* begin *

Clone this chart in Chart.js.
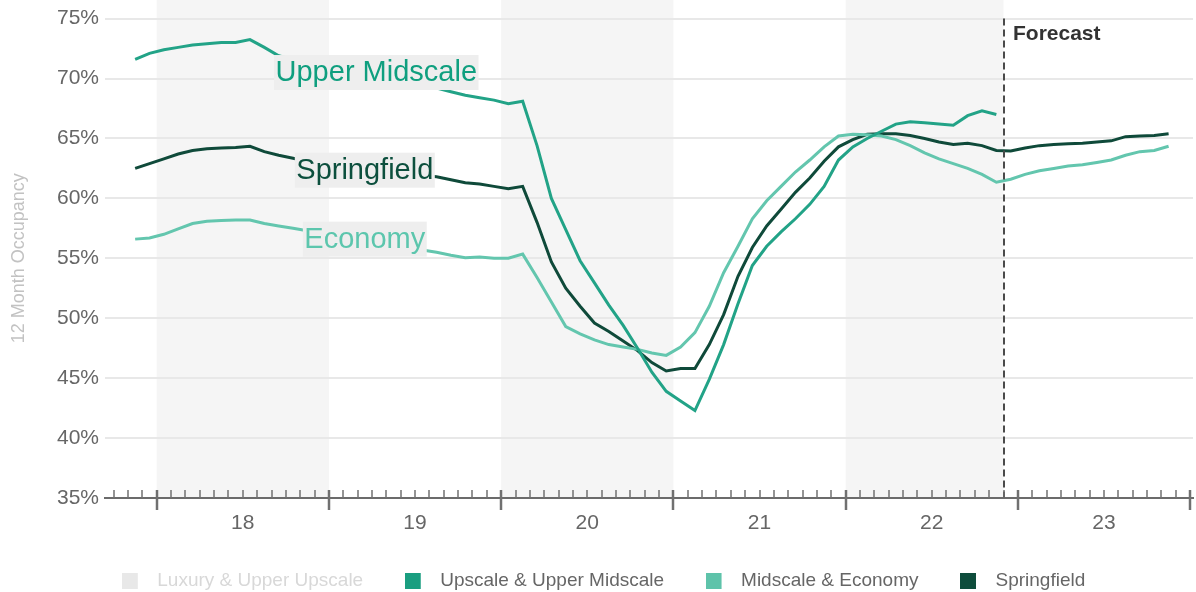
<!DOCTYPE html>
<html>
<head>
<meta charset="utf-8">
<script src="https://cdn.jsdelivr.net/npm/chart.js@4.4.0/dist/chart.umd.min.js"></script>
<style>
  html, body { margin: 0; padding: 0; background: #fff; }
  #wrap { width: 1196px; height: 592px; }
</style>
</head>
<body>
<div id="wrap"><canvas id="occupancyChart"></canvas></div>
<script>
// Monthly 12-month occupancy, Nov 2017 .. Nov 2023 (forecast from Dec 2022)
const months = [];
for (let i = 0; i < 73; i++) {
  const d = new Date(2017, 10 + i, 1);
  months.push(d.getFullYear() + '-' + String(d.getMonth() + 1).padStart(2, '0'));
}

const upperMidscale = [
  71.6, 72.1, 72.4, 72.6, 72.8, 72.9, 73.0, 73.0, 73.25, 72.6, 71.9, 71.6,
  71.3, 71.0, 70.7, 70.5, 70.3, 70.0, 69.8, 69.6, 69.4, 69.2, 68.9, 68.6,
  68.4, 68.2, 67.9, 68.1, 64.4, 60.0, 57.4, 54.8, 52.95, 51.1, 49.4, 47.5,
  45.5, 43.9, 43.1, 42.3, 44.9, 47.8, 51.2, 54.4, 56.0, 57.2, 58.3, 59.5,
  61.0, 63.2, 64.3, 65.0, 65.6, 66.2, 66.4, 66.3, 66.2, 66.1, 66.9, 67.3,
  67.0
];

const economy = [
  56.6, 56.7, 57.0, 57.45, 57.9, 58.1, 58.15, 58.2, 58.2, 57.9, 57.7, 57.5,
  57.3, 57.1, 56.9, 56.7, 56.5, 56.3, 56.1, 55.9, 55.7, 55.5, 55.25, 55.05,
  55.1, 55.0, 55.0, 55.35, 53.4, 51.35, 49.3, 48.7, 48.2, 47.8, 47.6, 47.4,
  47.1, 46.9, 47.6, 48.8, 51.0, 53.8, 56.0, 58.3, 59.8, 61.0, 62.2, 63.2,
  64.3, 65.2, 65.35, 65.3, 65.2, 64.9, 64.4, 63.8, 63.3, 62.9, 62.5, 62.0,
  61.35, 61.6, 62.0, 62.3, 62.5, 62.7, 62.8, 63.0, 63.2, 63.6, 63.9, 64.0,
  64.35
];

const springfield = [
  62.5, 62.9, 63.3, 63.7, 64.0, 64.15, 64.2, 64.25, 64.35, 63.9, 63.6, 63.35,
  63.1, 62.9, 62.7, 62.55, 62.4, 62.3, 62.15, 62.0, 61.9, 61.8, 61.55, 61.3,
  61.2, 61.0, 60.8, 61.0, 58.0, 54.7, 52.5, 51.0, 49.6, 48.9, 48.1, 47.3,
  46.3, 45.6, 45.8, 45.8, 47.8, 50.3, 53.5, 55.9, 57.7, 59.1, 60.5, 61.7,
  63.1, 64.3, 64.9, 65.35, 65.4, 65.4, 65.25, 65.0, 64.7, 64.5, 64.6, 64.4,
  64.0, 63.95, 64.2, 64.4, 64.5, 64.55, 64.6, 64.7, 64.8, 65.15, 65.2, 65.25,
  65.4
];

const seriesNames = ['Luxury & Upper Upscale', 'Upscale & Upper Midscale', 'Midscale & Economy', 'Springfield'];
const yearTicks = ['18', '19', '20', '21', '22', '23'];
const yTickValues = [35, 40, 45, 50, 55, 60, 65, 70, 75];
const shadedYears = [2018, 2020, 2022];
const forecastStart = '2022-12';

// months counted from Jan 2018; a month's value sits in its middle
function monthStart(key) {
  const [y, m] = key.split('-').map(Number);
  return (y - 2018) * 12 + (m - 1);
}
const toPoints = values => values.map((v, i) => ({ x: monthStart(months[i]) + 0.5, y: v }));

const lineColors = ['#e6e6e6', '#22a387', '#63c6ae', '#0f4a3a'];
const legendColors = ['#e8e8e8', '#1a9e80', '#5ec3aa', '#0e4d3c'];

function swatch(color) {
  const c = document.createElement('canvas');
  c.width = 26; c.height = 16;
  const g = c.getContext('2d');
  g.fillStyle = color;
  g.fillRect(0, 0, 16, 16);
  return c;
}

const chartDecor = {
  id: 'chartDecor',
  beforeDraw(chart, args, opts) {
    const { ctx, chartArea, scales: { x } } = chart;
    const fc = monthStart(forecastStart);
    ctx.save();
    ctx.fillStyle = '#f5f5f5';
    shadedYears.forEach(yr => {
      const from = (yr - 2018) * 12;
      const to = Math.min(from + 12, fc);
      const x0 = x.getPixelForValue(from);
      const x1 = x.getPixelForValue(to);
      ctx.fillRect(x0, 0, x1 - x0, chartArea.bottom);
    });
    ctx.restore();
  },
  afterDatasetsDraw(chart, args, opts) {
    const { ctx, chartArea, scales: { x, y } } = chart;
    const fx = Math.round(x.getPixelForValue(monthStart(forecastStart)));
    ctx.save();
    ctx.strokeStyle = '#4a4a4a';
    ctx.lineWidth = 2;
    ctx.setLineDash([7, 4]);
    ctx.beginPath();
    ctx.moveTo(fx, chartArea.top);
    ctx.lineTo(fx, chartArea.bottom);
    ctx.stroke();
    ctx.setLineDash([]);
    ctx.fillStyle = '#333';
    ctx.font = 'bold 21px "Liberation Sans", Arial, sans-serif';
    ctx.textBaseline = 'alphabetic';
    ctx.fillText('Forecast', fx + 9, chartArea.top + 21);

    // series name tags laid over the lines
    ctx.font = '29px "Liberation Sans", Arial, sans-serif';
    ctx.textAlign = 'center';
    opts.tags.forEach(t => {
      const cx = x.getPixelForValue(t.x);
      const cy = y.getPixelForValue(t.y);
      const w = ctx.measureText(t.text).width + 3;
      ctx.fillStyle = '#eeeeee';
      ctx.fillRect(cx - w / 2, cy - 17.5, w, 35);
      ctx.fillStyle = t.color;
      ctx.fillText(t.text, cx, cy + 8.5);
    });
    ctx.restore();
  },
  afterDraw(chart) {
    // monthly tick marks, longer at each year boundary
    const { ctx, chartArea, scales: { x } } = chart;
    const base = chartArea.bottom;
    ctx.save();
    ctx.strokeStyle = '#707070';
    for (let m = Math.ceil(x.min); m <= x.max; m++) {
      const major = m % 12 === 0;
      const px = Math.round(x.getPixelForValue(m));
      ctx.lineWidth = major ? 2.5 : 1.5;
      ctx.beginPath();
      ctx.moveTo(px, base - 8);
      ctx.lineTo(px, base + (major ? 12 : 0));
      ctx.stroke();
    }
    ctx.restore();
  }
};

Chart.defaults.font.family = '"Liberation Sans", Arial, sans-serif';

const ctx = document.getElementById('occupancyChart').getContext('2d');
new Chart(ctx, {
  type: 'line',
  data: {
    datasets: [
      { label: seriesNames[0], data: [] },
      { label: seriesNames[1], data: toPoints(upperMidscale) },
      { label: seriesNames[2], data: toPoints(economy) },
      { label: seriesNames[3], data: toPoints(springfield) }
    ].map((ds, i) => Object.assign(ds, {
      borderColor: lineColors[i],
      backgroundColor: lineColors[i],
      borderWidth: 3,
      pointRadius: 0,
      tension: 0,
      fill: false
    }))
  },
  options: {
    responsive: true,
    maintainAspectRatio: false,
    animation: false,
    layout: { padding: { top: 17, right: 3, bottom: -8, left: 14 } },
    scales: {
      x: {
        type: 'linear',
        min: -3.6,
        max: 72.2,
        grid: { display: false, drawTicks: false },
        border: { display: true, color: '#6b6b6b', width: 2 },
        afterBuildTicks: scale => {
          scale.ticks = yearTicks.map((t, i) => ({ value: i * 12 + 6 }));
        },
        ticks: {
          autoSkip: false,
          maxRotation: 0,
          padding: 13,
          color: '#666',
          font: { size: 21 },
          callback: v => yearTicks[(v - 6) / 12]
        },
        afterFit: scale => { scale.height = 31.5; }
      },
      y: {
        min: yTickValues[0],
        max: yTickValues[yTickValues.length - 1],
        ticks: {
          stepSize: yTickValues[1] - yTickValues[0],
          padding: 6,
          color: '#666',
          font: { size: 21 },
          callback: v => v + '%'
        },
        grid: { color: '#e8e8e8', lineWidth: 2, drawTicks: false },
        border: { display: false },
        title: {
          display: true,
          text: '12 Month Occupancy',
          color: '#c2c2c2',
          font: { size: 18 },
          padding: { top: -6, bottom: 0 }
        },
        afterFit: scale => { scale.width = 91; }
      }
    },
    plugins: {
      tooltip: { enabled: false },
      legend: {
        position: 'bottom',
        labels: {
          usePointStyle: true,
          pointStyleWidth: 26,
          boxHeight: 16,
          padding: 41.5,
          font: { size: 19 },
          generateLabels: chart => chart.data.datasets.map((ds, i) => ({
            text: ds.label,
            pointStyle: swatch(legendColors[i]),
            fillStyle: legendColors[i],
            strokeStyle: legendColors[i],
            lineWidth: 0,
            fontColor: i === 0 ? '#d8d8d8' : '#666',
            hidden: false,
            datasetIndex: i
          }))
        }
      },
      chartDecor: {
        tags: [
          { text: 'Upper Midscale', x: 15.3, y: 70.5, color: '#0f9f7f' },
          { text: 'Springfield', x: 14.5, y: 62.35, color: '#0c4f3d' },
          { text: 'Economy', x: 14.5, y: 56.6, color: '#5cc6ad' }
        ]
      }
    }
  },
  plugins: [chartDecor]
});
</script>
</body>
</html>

* end *
* begin *

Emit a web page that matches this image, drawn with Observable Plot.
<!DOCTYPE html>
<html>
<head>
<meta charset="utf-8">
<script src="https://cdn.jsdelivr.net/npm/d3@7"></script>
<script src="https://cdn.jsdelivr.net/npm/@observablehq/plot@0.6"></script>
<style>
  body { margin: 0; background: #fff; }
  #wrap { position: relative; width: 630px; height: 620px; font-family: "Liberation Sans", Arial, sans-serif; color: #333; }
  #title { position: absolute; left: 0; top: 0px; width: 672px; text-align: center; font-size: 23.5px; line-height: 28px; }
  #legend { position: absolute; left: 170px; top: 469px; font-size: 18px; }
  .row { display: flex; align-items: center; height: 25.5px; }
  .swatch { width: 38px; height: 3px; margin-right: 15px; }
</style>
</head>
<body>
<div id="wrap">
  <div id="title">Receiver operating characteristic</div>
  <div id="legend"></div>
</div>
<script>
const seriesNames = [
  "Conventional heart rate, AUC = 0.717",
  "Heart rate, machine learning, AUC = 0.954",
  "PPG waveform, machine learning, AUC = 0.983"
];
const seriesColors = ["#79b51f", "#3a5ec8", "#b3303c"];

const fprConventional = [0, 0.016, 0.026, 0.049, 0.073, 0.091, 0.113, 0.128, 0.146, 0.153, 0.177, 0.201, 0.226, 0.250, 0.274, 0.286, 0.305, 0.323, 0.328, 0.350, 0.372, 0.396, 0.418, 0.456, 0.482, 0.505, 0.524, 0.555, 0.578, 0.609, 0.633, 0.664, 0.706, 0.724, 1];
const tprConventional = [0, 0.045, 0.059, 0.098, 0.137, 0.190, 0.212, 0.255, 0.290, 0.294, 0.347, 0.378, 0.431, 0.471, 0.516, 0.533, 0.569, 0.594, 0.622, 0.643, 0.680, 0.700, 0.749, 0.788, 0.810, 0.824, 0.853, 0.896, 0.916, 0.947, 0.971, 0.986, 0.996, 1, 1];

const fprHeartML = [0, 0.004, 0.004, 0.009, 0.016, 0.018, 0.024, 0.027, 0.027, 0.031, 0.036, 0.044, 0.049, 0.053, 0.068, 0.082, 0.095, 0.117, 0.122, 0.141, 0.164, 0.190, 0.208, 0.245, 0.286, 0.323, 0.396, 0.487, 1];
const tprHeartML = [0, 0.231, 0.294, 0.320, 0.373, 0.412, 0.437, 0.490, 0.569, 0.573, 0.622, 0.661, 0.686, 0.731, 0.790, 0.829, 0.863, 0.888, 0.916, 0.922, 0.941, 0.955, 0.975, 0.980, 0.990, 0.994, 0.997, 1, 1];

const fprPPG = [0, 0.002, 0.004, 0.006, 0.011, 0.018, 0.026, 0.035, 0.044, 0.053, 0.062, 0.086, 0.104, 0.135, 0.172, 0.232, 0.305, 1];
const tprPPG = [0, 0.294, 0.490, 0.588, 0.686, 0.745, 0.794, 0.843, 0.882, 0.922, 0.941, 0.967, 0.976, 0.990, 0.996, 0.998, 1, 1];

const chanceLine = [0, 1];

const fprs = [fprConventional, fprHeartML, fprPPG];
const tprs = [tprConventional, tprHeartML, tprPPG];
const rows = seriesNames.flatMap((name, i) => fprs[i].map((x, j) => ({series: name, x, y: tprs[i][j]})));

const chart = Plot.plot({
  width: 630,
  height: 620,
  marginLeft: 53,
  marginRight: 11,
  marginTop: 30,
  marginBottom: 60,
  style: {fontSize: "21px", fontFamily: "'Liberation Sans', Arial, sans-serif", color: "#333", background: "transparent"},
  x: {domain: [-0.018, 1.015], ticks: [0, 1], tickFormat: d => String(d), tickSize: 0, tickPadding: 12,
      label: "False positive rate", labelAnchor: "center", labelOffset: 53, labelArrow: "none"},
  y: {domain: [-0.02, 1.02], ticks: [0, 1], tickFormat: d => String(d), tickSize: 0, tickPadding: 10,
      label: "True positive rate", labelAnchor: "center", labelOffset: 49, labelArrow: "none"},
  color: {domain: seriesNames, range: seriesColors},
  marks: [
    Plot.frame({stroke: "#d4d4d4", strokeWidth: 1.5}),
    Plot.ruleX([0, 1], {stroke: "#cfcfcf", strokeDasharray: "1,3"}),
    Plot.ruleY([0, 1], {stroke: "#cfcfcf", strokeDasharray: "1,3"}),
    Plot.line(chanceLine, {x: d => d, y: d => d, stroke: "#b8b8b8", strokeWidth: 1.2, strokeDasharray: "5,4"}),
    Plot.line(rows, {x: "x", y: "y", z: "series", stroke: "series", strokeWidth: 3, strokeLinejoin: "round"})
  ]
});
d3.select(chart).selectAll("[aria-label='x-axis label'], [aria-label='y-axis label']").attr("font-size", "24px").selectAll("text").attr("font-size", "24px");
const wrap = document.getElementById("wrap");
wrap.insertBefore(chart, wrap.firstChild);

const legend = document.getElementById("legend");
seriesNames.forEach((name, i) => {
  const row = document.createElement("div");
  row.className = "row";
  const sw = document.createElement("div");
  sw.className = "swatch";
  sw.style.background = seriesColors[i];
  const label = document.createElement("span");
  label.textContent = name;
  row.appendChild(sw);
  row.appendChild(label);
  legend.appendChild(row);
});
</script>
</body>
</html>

* end *

PROBLEM »
Show every line from the entries above in which the word "this" appears.

EXERCISE OUTPUT »
Clone this chart in Chart.js.
Emit a web page that matches this image, drawn with Observable Plot.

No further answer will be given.